Posted Mar 26, 2014 17:59 UTC (Wed) by roblucid (subscriber, #48964) [Link]

There can be large avantages to deferring writes, you can allocate decent number of blocks contiguously for instance, leaving i/o bandwidth unused tends to be a 'win' even when it's not temporary files that don't ever reach the disk platters due to reductions in disk seeks.

One past problem with fsync() has been it NOT syncing only the file in question, but all dirty blocks for the whole filesytem, which is likely NOT what a RDBMS wants, yet the most feasible implementation for the call. If the FS implementations can't fix that behaviour, how's any other file attribute, going to help the situation?

Dirty pages, faster writing and fsync

Posted Mar 26, 2014 18:45 UTC (Wed) by dlang (subscriber, #313) [Link]

> One past problem with fsync() has been it NOT syncing only the file in question, but all dirty blocks for the whole filesytem, which is likely NOT what a RDBMS wants, yet the most feasible implementation for the call. If the FS implementations can't fix that behaviour, how's any other file attribute, going to help the situation?

As I understand it, this is an ext3 bug, the other filesystems don't behave this way.

Dirty pages, faster writing and fsync

Posted Apr 4, 2014 7:17 UTC (Fri) by dbrower (guest, #96396) [Link]

Even if fsync is limited to the single file on the FD, it won't guarantee ordering of writes, or that only the blocks of interest are written.

A better approach might be O_DIRECT and async i/o.

If some things work better with non-O_DIRECT i/o, then the calling code isn't doing a very good job of planning it's i/o and managing the buffer cache. A typical case for this might be a full-table-scan where read-ahead in the FS page cache is a win; the solution is for the thing doing the scan to make bigger reads over more pages.
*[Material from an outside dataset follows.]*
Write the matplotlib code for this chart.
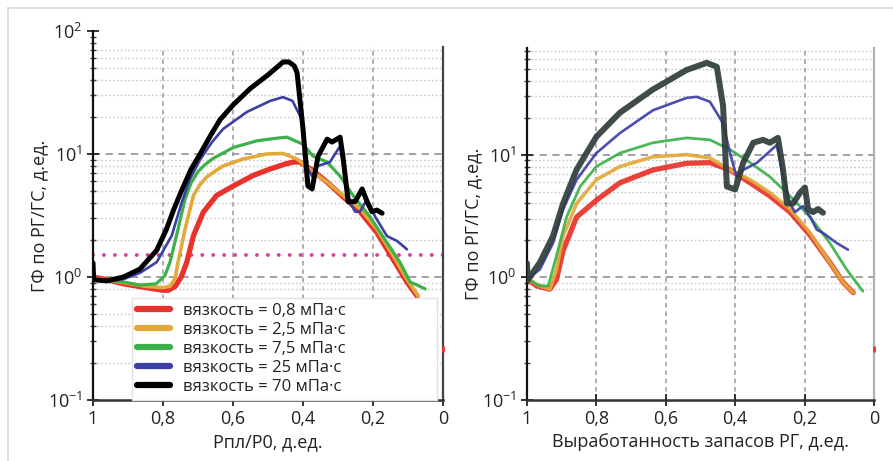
import matplotlib
matplotlib.use("Agg")
import matplotlib.pyplot as plt
from matplotlib.lines import Line2D
from matplotlib.ticker import FixedLocator, LogLocator, NullFormatter

plt.rcParams['font.family'] = ['Open Sans', 'DejaVu Sans']
plt.rcParams['mathtext.fontset'] = 'custom'
plt.rcParams['mathtext.rm'] = 'Open Sans'

# ---------------- data ----------------
labels = ["вязкость = 0,8 мПа·с", "вязкость = 2,5 мПа·с", "вязкость = 7,5 мПа·с",
          "вязкость = 25 мПа·с", "вязкость = 70 мПа·с"]
xtick_vals = [1.0, 0.8, 0.6, 0.4, 0.2, 0.0]
xtick_labels = ["1", "0,8", "0,6", "0,4", "0,2", "0"]
xlabel_left = "Рпл/Р0, д.ед."
xlabel_right = "Выработанность запасов РГ, д.ед."
ylabel = "ГФ по РГ/ГС, д.ед."
threshold = 1.5
stray_x, stray_y = 0.0, 0.26

# Left panel: Рпл/Р0
L_red_x = [1.0, .96, .913, .87, .837, .80, .785, .765, .748, .732, .713, .685, .647, .599, .542, .494, .45, .428, .409, .371, .331, .286, .237, .189, .143, .103, .074]
L_red_y = [1.0, .95, .88, .84, .81, .78, .78, .84, 1.0, 1.32, 2.17, 3.36, 4.6, 5.5, 6.7, 7.55, 8.3, 8.6, 8.6, 7.3, 5.9, 4.5, 3.4, 2.3, 1.4, .91, .7]
L_orange_x = [1.0, .913, .85, .80, .78, .765, .757, .737, .713, .695, .675, .65, .628, .571, .504, .457, .417, .371, .331, .286, .237, .189, .143, .103, .071]
L_orange_y = [.98, .9, .84, .82, .84, .98, 1.32, 2.45, 4.6, 5.6, 6.5, 7.3, 8.0, 9.1, 10.0, 10.1, 9.1, 7.1, 5.9, 4.6, 3.6, 2.45, 1.5, .96, .7]
L_green_x = [1.0, .913, .866, .82, .795, .78, .757, .737, .72, .70, .68, .657, .599, .532, .47, .446, .4, .371, .331, .294, .257, .209, .16, .123, .094, .07, .051]
L_green_y = [.97, .91, .86, .88, 1.02, 1.32, 2.45, 4.3, 5.8, 7.2, 8.2, 9.2, 11.3, 12.8, 13.5, 13.7, 12.0, 9.6, 8.6, 6.6, 4.6, 3.1, 1.9, 1.32, .91, .85, .8]
L_blue_x = [1.0, .96, .913, .866, .818, .775, .747, .723, .694, .66, .628, .56, .494, .457, .43, .403, .386, .374, .357, .323, .294, .28, .265, .251, .237, .217, .194, .16, .131, .103]
L_blue_y = [.95, .92, .96, 1.08, 1.32, 2.17, 4.0, 6.25, 9.0, 12.5, 16.0, 22.0, 27.0, 29.0, 27.0, 19.0, 7.6, 6.6, 8.0, 8.6, 11.6, 6.6, 4.0, 3.4, 3.4, 4.3, 3.1, 2.15, 1.96, 1.68]
L_black_x = [1.0, .998, .96, .913, .866, .818, .79, .77, .75, .72, .694, .665, .637, .60, .551, .50, .47, .457, .44, .425, .417, .40, .386, .374, .357, .331, .317, .294, .286, .271, .251, .231, .217, .203, .189, .174]
L_black_y = [1.3, .95, .93, 1.0, 1.16, 1.65, 2.45, 3.5, 4.8, 7.5, 10.0, 14.0, 19.0, 25.0, 34.0, 44.0, 52.0, 56.0, 56.0, 52.0, 46.0, 16.0, 5.5, 5.2, 9.6, 13.2, 12.5, 13.7, 9.6, 4.1, 4.1, 5.2, 4.1, 3.4, 3.5, 3.3]

# Right panel: выработанность
R_red_x = [1.0, .972, .934, .915, .896, .857, .80, .732, .637, .54, .473, .415, .357, .30, .242, .184, .127, .089, .06]
R_red_y = [.97, .85, .8, .96, 1.65, 3.1, 4.25, 5.9, 7.5, 8.5, 8.6, 7.5, 5.9, 4.6, 3.4, 2.2, 1.32, .91, .75]
R_orange_x = [1.0, .963, .934, .915, .896, .857, .80, .732, .637, .54, .473, .415, .357, .30, .242, .184, .127, .089, .06]
R_orange_y = [.97, .85, .8, 1.16, 2.17, 4.0, 6.25, 8.0, 9.6, 10.0, 9.4, 7.5, 6.25, 4.9, 3.6, 2.3, 1.32, .91, .75]
R_green_x = [1.0, .963, .939, .915, .886, .847, .80, .732, .637, .54, .473, .415, .357, .30, .242, .184, .127, .079, .032]
R_green_y = [.97, .85, .85, 1.5, 3.1, 5.5, 8.0, 10.3, 12.5, 13.7, 13.2, 11.0, 8.6, 6.6, 4.6, 3.1, 1.9, 1.16, .77]
R_blue_x = [1.0, .963, .925, .896, .857, .80, .732, .637, .54, .511, .473, .435, .415, .396, .377, .337, .28, .266, .242, .228, .205, .184, .165, .147, .107, .075]
R_blue_y = [.96, 1.16, 1.9, 3.6, 6.25, 10.3, 15.0, 23.0, 29.0, 29.6, 27.0, 18.0, 10.3, 6.6, 7.5, 8.6, 12.0, 7.5, 4.0, 3.4, 3.8, 3.1, 2.45, 2.3, 1.9, 1.68]
R_black_x = [1.0, .998, .963, .925, .896, .857, .80, .732, .637, .54, .482, .453, .435, .424, .40, .377, .348, .32, .30, .277, .262, .251, .233, .213, .199, .19, .176, .161, .147]
R_black_y = [1.3, .95, 1.32, 2.17, 4.0, 7.55, 14.0, 22.0, 34.0, 49.0, 56.0, 52.0, 25.0, 5.5, 5.2, 8.6, 12.5, 13.2, 12.5, 13.7, 7.5, 4.0, 4.0, 4.9, 5.4, 3.6, 3.4, 3.6, 3.36]

colors = ['#e8322b', '#e3a93a', '#3cb14a', '#3b3fa6', '#000000']
colors_right = ['#e8322b', '#e3a93a', '#3cb14a', '#3b3fa6', '#2e3d3a']
widths = [3.8, 2.6, 2.3, 1.9, 3.6]
widths_right = [3.8, 2.6, 2.0, 1.9, 4.3]

left_series = [(L_red_x, L_red_y), (L_orange_x, L_orange_y), (L_green_x, L_green_y),
               (L_blue_x, L_blue_y), (L_black_x, L_black_y)]
right_series = [(R_red_x, R_red_y), (R_orange_x, R_orange_y), (R_green_x, R_green_y),
                (R_blue_x, R_blue_y), (R_black_x, R_black_y)]

# ---------------- figure ----------------
W, H = 893, 461
fig = plt.figure(figsize=(W / 100, H / 100), dpi=100)
fig.patch.set_facecolor('white')

GRID_TOP = 74.0
axL = fig.add_axes([93 / W, 61 / H, 350 / W, 369 / H])
axR = fig.add_axes([527 / W, 61 / H, 347 / W, 352 / H])


def style(ax, ytop, minor_lows, right_color):
    ax.set_yscale('log')
    ax.set_xlim(1, 0)
    ax.set_ylim(0.1, ytop)
    minors = [m * d for d in (0.1, 1, 10) for m in range(2, 10) if m * d < GRID_TOP]
    minors = [v for v in minors if v > 1 or v in minor_lows]
    ax.hlines(minors, 1, 0, colors='#c8c8c8', linestyles=(0, (1.2, 1.6)), lw=1.0, zorder=0)
    ax.hlines([1, 10], 1, 0, colors='#9a9a9a', linestyles=(0, (4, 3)), lw=1.3, zorder=0.5)
    ax.vlines(xtick_vals[1:-1], 0.1, GRID_TOP, colors='#9a9a9a', linestyles=(0, (3, 2.5)), lw=1.1, zorder=0.5)
    ax.xaxis.set_major_locator(FixedLocator(xtick_vals))
    ax.set_xticklabels(xtick_labels)
    ax.yaxis.set_major_locator(LogLocator(base=10, numticks=10))
    ax.yaxis.set_minor_locator(LogLocator(base=10, subs=range(2, 10), numticks=10))
    ax.yaxis.set_minor_formatter(NullFormatter())
    ax.tick_params(axis='both', which='major', direction='inout', length=8, width=1.3,
                   labelsize=13, color='#222222', labelcolor='#222222')
    ax.tick_params(axis='y', which='minor', direction='inout', length=5, width=1.0, color='#444444')
    ax.tick_params(axis='x', pad=3)
    ax.spines['top'].set_visible(False)
    ax.spines['left'].set_linewidth(1.6)
    ax.spines['left'].set_color('#111111')
    ax.spines['bottom'].set_linewidth(1.8)
    ax.spines['bottom'].set_color('#333333')
    ax.spines['right'].set_color(right_color)
    ax.spines['right'].set_linewidth(1.6)
    ax.spines['right'].set_bounds(0.1, GRID_TOP)
    ax.set_ylabel(ylabel, fontsize=13, color='#222222', labelpad=0)


style(axL, 100, [0.2, 0.3, 0.4, 0.5, 0.6, 0.7, 0.8, 0.9], '#444444')
style(axR, GRID_TOP, [0.8, 0.9], '#b0b0b0')

for (xs, ys), c, lw, lab in zip(left_series, colors, widths, labels):
    axL.plot(xs, ys, color=c, lw=lw, label=lab, solid_joinstyle='round', solid_capstyle='round', zorder=3)
for (xs, ys), c, lw in zip(right_series, colors_right, widths_right):
    axR.plot(xs, ys, color=c, lw=lw, alpha=0.92, solid_joinstyle='round', solid_capstyle='round', zorder=3)

axL.axhline(threshold, color='#e2379b', lw=2.8, linestyle=(0, (0.01, 2.8)),
            dash_capstyle='round', zorder=2)

for ax in (axL, axR):
    ax.plot([stray_x], [stray_y], marker='|', color='#e8322b', markersize=5, mew=2,
            clip_on=False, zorder=4)

axL.set_xlabel(xlabel_left, fontsize=13, color='#222222', labelpad=4)
axR.set_xlabel(xlabel_right, fontsize=13, color='#222222', labelpad=4)

leg = axL.legend(loc='upper left', bbox_to_anchor=(0.111, 0.277, 0.871, 0.0), mode='expand',
                 fontsize=12, frameon=True, fancybox=False, edgecolor='#e2e2e2', framealpha=1,
                 handlelength=2.0, handletextpad=0.75, labelspacing=0.18,
                 borderpad=0.3, borderaxespad=0)
for t in leg.get_texts():
    t.set_color('#222222')
for h in leg.get_lines():
    h.set_linewidth(4.5)
leg.set_zorder(5)

fig.add_artist(Line2D([8 / W, 1], [1 - 8 / H, 1 - 8 / H], color='#d9d9d9', lw=1.2))
fig.add_artist(Line2D([8 / W, 8 / W], [0, 1 - 8 / H], color='#d9d9d9', lw=1.2))

fig.savefig('out.png', dpi=100, facecolor='white')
For what it's worth, these very same problems have been endemic in all UNIX databases for a very long time. Ingres was fighting these same things in the 80's. It's what led to O_DIRECT existing at all, and O_DATASYNC, but the later never worked as well as people had hoped.

Dirty pages, faster writing and fsync

Posted Apr 4, 2014 8:32 UTC (Fri) by dlang (subscriber, #313) [Link]

> Even if fsync is limited to the single file on the FD, it won't guarantee ordering of writes, or that only the blocks of interest are written.

If you can't do

weite(); fsync(); write()

and be guaranteed that all the blocks of the first write will be on disk before any of the blocks of the second write, then fsync is broken.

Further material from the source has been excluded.